**INSTRUCTION**
Can you set down, exactly as they appear below, the lines from the opening of the material through the one bearing "return 1 - (y - OFF) / FH", minus the pictures?

**PROVIDED DATA**
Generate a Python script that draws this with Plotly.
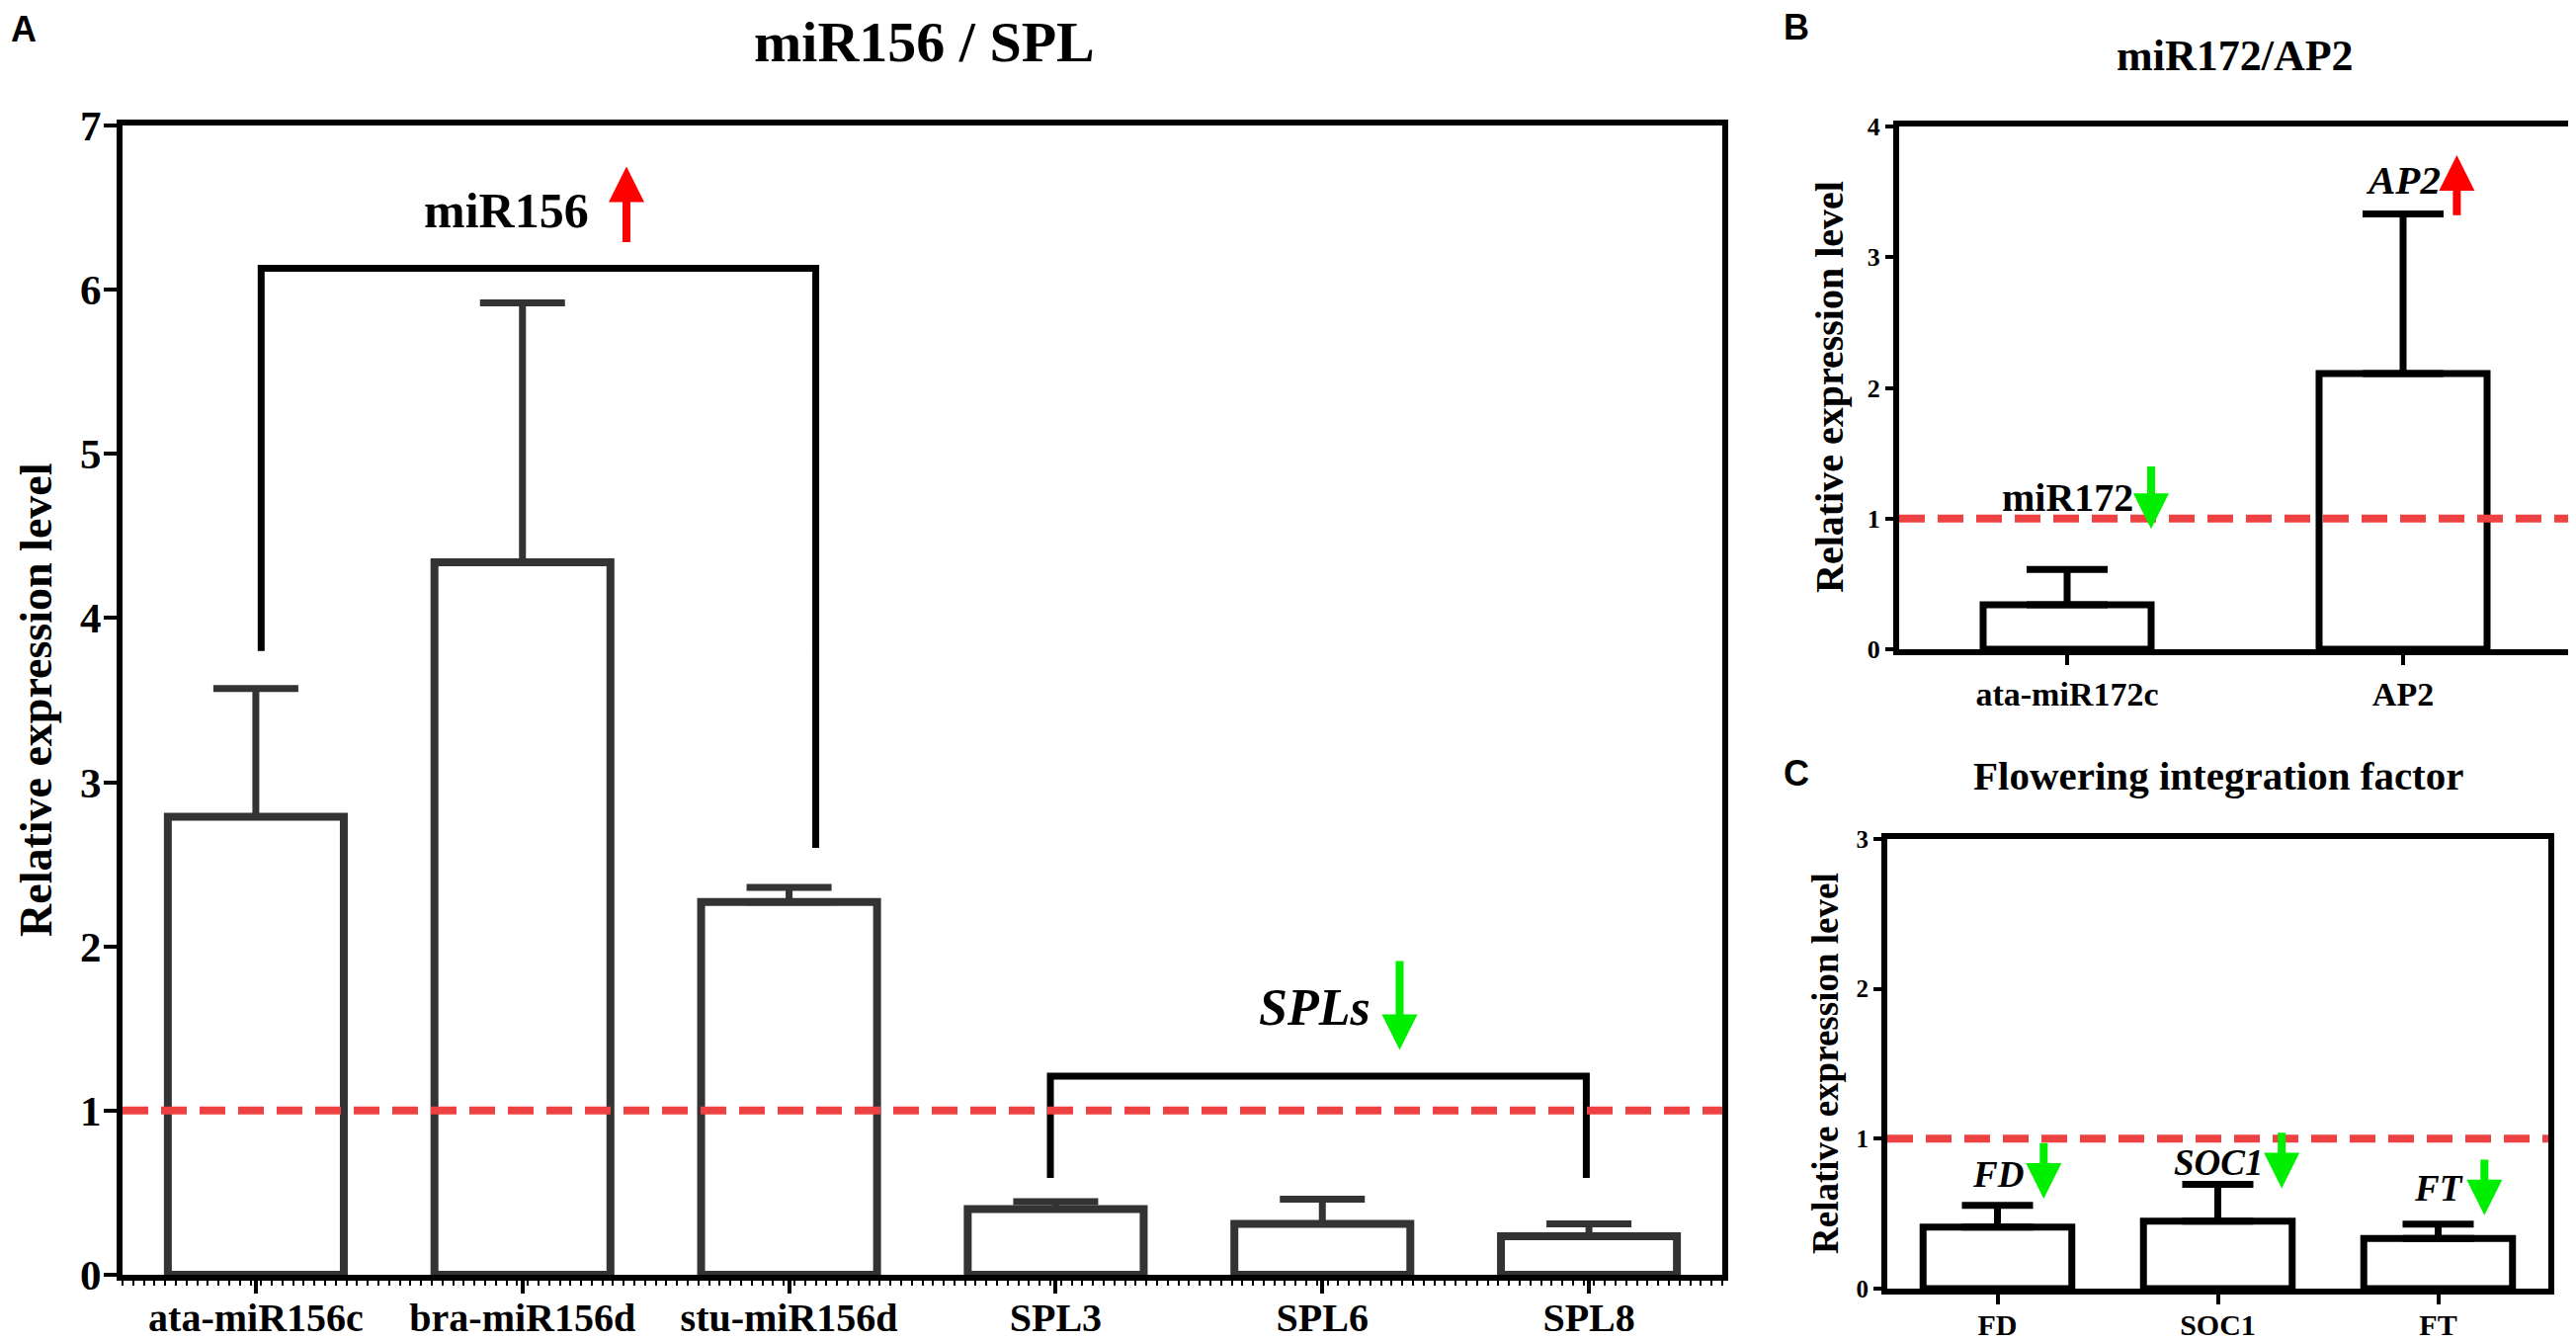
import plotly.graph_objects as go

# panel A : miR156 / SPL
a_cats = ["ata-miR156c", "bra-miR156d", "stu-miR156d", "SPL3", "SPL6", "SPL8"]
a_mean = [2.79, 4.34, 2.27, 0.40, 0.31, 0.235]
a_upper = [3.57, 5.92, 2.36, 0.445, 0.46, 0.31]

# panel B : miR172 / AP2
b_cats = ["ata-miR172c", "AP2"]
b_mean = [0.34, 2.11]
b_upper = [0.61, 3.33]

# panel C : flowering integration factor
c_cats = ["FD", "SOC1", "FT"]
c_mean = [0.41, 0.45, 0.335]
c_upper = [0.555, 0.695, 0.43]

# brackets in panel A : (x left, x right, top, left leg end, right leg end)
brackets = [(0.02, 2.1, 6.13, 3.8, 2.6), (2.98, 4.99, 1.21, 0.59, 0.59)]

# arrows : (axis, x, tail y, tip y, colour)
RED = "#ff0000"
GREEN = "#00ee00"
arrows = [
    ("", 1.39, 6.28, 6.75, RED),
    ("", 4.29, 1.92, 1.37, GREEN),
    ("2", 0.25, 1.41, 0.92, GREEN),
    ("2", 1.16, 3.31, 3.78, RED),
    ("3", 0.21, 0.98, 0.60, GREEN),
    ("3", 1.29, 1.05, 0.67, GREEN),
    ("3", 2.21, 0.87, 0.49, GREEN),
]

# labels : (axis, x, y, text, size, italic)
labels = [
    ("", 0.94, 6.48, "miR156", 50, False),
    ("", 3.97, 1.63, "SPLs", 52, True),
    ("2", 0.0, 1.16, "miR172", 40, False),
    ("2", 1.0, 3.59, "AP2", 41, True),
    ("3", 0.0, 0.76, "FD", 37, True),
    ("3", 1.0, 0.84, "SOC1", 37, True),
    ("3", 2.0, 0.67, "FT", 37, True),
]

Y_TITLE = "Relative expression level"

SERIF = "Liberation Serif"
DASH_RED = "#ee4242"

# the page body adds an 8px margin, so the figure is a bit smaller
W, H, OFF = 2607, 1356, 8
FW, FH = W - OFF, H - OFF


def px(x):
    return (x - OFF) / FW


def py(y):
    return 1 - (y - OFF) / FH


def bar_trace(cats, mean, upper, ax, colour, width, cap, lw):
    xs = list(range(len(cats)))
    return go.Bar(
        x=xs, y=mean, width=width,
        marker=dict(color="white", line=dict(color=colour, width=lw)),
        error_y=dict(type="data", symmetric=False,
                     array=[u - m for u, m in zip(upper, mean)],
                     arrayminus=[0] * len(mean),
                     color=colour, thickness=7, width=cap),
        xaxis="x" + ax, yaxis="y" + ax, showlegend=False,
    )


fig = go.Figure()
fig.add_trace(bar_trace(a_cats, a_mean, a_upper, "", "#333333", 0.66, 43, 8))
fig.add_trace(bar_trace(b_cats, b_mean, b_upper, "2", "black", 0.5, 41, 7))
fig.add_trace(bar_trace(c_cats, c_mean, c_upper, "3", "black", 0.675, 36, 7))

for x0, x1, top, l0, l1 in brackets:
    fig.add_trace(go.Scatter(
        x=[x0, x0, x1, x1], y=[l0, top, top, l1], mode="lines",
        line=dict(color="black", width=7), showlegend=False,
        xaxis="x", yaxis="y"))

# reference line at 1
for ax in ["", "2", "3"]:
    fig.add_shape(type="line", xref="x" + ax + " domain", yref="y" + ax,
                  x0=0, x1=1, y0=1, y1=1,
                  line=dict(color=DASH_RED, width=8, dash="26px,13px"))

for ax, x, tail, tip, col in arrows:
    fig.add_annotation(
        xref="x" + ax, yref="y" + ax, axref="x" + ax, ayref="y" + ax,
        x=x, y=tip, ax=x, ay=tail, text="", showarrow=True,
        arrowhead=2, arrowsize=0.9, arrowwidth=8, arrowcolor=col, standoff=0)

for ax, x, y, txt, size, ital in labels:
    fig.add_annotation(
        xref="x" + ax, yref="y" + ax, x=x, y=y, text=txt, showarrow=False,
        xanchor="center", yanchor="middle",
        font=dict(family=SERIF, size=size, color="black", weight="bold",
                  style="italic" if ital else "normal"))

titles = [
    (935, 43, "miR156 / SPL", 58),
    (2262, 56, "miR172/AP2", 44),
    (2245, 785, "Flowering integration factor", 41),
]
for x, y, txt, size in titles:
    fig.add_annotation(xref="paper", yref="paper", x=px(x), y=py(y), text=txt,
                       showarrow=False, xanchor="center", yanchor="middle",
                       font=dict(family=SERIF, size=size, color="black", weight="bold"))

# y axis titles (rotated)
for x, y, size in [(36, 708, 46), (1851, 392, 40), (1847, 1076, 37)]:
    fig.add_annotation(xref="paper", yref="paper", x=px(x), y=py(y), text=Y_TITLE,
                       textangle=-90, showarrow=False, xanchor="center", yanchor="middle",
                       font=dict(family=SERIF, size=size, color="black", weight="bold"))

for x, y, txt in [(24, 30, "A"), (1818, 28, "B"), (1818, 782, "C")]:
    fig.add_annotation(xref="paper", yref="paper", x=px(x), y=py(y), text=txt,
                       showarrow=False, xanchor="center", yanchor="middle",
                       font=dict(family="Liberation Sans", size=36, color="black", weight="bold"))


def xaxis(left, right, cats, size, ticklen, lift, minor=False):
    d = dict(domain=[px(left), px(right)], range=[-0.5, len(cats) - 0.5],
             automargin=False, ticklabelstandoff=-lift,
             tickvals=list(range(len(cats))), ticktext=cats,
             ticks="outside", ticklen=ticklen, tickwidth=4, tickcolor="black",
             showline=True, linewidth=6, linecolor="black", mirror=True,
             showgrid=False, zeroline=False,
             tickfont=dict(family=SERIF, size=size, color="black", weight="bold"))
    if minor:
        d["minor"] = dict(ticks="outside", ticklen=5, tickwidth=2,
                          tickcolor="black", dtick=0.04, tick0=-0.5, showgrid=False)
    return d


def yaxis(top_px, bottom_px, top, size, ticklen, shift=0):
    return dict(domain=[py(bottom_px), py(top_px)], range=[0, top], dtick=1,
                automargin=False, ticklabelstandoff=-shift,
                ticks="outside", ticklen=ticklen, tickwidth=4, tickcolor="black",
                showline=True, linewidth=6, linecolor="black", mirror=True,
                showgrid=False, zeroline=False,
                tickfont=dict(family=SERIF, size=size, color="black", weight="bold"))


fig.update_layout(
    width=FW, height=FH,
    margin=dict(l=0, r=0, t=0, b=0),
    paper_bgcolor="white", plot_bgcolor="white",
    xaxis=xaxis(124, 1743, a_cats, 40, 13, 10, minor=True),
    yaxis=yaxis(127, 1290, 7, 43, 13, shift=6),
    xaxis2=dict(xaxis(1922, 2602, b_cats, 34, 10, 0), anchor="y2"),
    yaxis2=dict(yaxis(128, 657, 4, 26, 8), anchor="x2"),
    xaxis3=dict(xaxis(1910, 2579, c_cats, 30, 10, 5), anchor="y3"),
    yaxis3=dict(yaxis(849, 1304, 3, 25, 8), anchor="x3"),
)

fig.write_html("out.html")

**RIGHT ANSWER**
Generate a Python script that draws this with Plotly.
import plotly.graph_objects as go

# panel A : miR156 / SPL
a_cats = ["ata-miR156c", "bra-miR156d", "stu-miR156d", "SPL3", "SPL6", "SPL8"]
a_mean = [2.79, 4.34, 2.27, 0.40, 0.31, 0.235]
a_upper = [3.57, 5.92, 2.36, 0.445, 0.46, 0.31]

# panel B : miR172 / AP2
b_cats = ["ata-miR172c", "AP2"]
b_mean = [0.34, 2.11]
b_upper = [0.61, 3.33]

# panel C : flowering integration factor
c_cats = ["FD", "SOC1", "FT"]
c_mean = [0.41, 0.45, 0.335]
c_upper = [0.555, 0.695, 0.43]

# brackets in panel A : (x left, x right, top, left leg end, right leg end)
brackets = [(0.02, 2.1, 6.13, 3.8, 2.6), (2.98, 4.99, 1.21, 0.59, 0.59)]

# arrows : (axis, x, tail y, tip y, colour)
RED = "#ff0000"
GREEN = "#00ee00"
arrows = [
    ("", 1.39, 6.28, 6.75, RED),
    ("", 4.29, 1.92, 1.37, GREEN),
    ("2", 0.25, 1.41, 0.92, GREEN),
    ("2", 1.16, 3.31, 3.78, RED),
    ("3", 0.21, 0.98, 0.60, GREEN),
    ("3", 1.29, 1.05, 0.67, GREEN),
    ("3", 2.21, 0.87, 0.49, GREEN),
]

# labels : (axis, x, y, text, size, italic)
labels = [
    ("", 0.94, 6.48, "miR156", 50, False),
    ("", 3.97, 1.63, "SPLs", 52, True),
    ("2", 0.0, 1.16, "miR172", 40, False),
    ("2", 1.0, 3.59, "AP2", 41, True),
    ("3", 0.0, 0.76, "FD", 37, True),
    ("3", 1.0, 0.84, "SOC1", 37, True),
    ("3", 2.0, 0.67, "FT", 37, True),
]

Y_TITLE = "Relative expression level"

SERIF = "Liberation Serif"
DASH_RED = "#ee4242"

# the page body adds an 8px margin, so the figure is a bit smaller
W, H, OFF = 2607, 1356, 8
FW, FH = W - OFF, H - OFF


def px(x):
    return (x - OFF) / FW


def py(y):
    return 1 - (y - OFF) / FH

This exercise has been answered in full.